The proposal to replace the 50 per cent CGT discount with cost base indexation for shares held by individuals, trusts and partnerships for more than 12 months will be a big hit to the ability of junior explorers of minerals to raise funds for much-needed mineral exploration in Australia.
Small explorers are unable to pay regular dividends. This means the sole benefit for investing shareholders, as with other smaller businesses, often comes in the form of a capital gain when their shareholding interest is sold following a successful exploration campaign.
The current 50 per cent discount on capital gains is aligned with this entrepreneurial stance.
Exploration is the lifeblood that keeps Australia's mining heart pumping.
Without exploration, which represents the research and development phase of our world-class minerals sector, our biggest mining companies would be mere shadows of their current selves.
That would be bad for shareholders, regional communities and our economy, especially given mining is Australia's biggest industry taxpayer.
Small explorers have transformed mineral discovery
Across the western world, junior exploration companies have transformed the way minerals are discovered.
In 1980, junior explorers only made 10 per cent of new western world mineral discoveries, with larger companies and governments making up the rest.

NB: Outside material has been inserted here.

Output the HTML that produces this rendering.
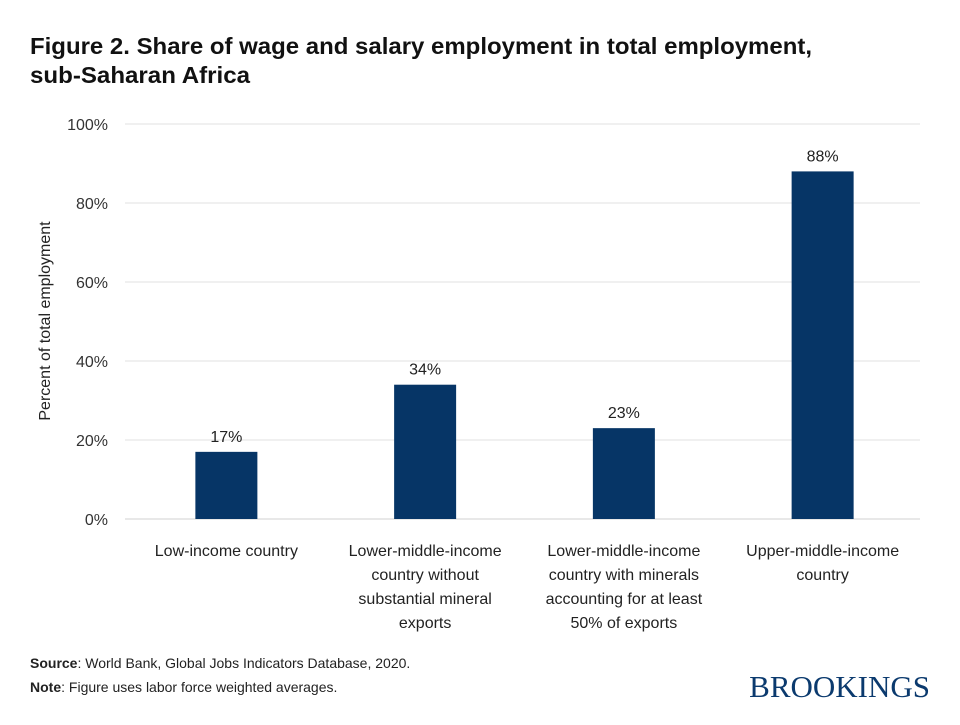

In 2023, junior explorers accounted for 77 per cent of those discoveries - a total turnaround in less than 25 years.
Changes to capital gains tax in the Federal Budget could bring that extraordinary progress to a shuddering halt in Australia.
CGT changes a double whammy following JMEI abolition
This makes up a double whammy for the Australian exploration sector off the back of last year's axing of the Junior Minerals Exploration Incentive.
The Junior Minerals Exploration Incentive (JMEI) expired in June 2025, having successfully facilitated additional capital raising by small, specialised mineral exploration companies undertaking high social value, high-risk greenfield exploration activities in Australia. T
The JMEI has been an important instrument to recognise that junior explorers without an income can't claim deductions.
Mineral explorers take a big risk: only one in every thousand exploration sites ends up as a mine, which means a lot of drills have to turn before mining riches start to flow.
And more than 260 new mines in copper, lithium, nickel and cobalt are needed by 2030 to meet demand for batteries and EVs, in turn requiring the exploration to find these mines.
If Australia is to remain a global mining powerhouse, we can't rest on our laurels or revel in past glories.
We need to keep the exploration drills turning.
Fixing the problem
The solution is twofold and simple: reinstate the JMEI as a permanent annual scheme and remove the annual cap on credit allocations as part of the JMEI program, and retain the 50 per cent CGT discount for small minerals explorers.
The MCA stands ready to work with government to fix this.
We need to make sure our hard-working and risk-taking explorers retain the incentive they need to support Australia's ongoing economic resilience created by mining.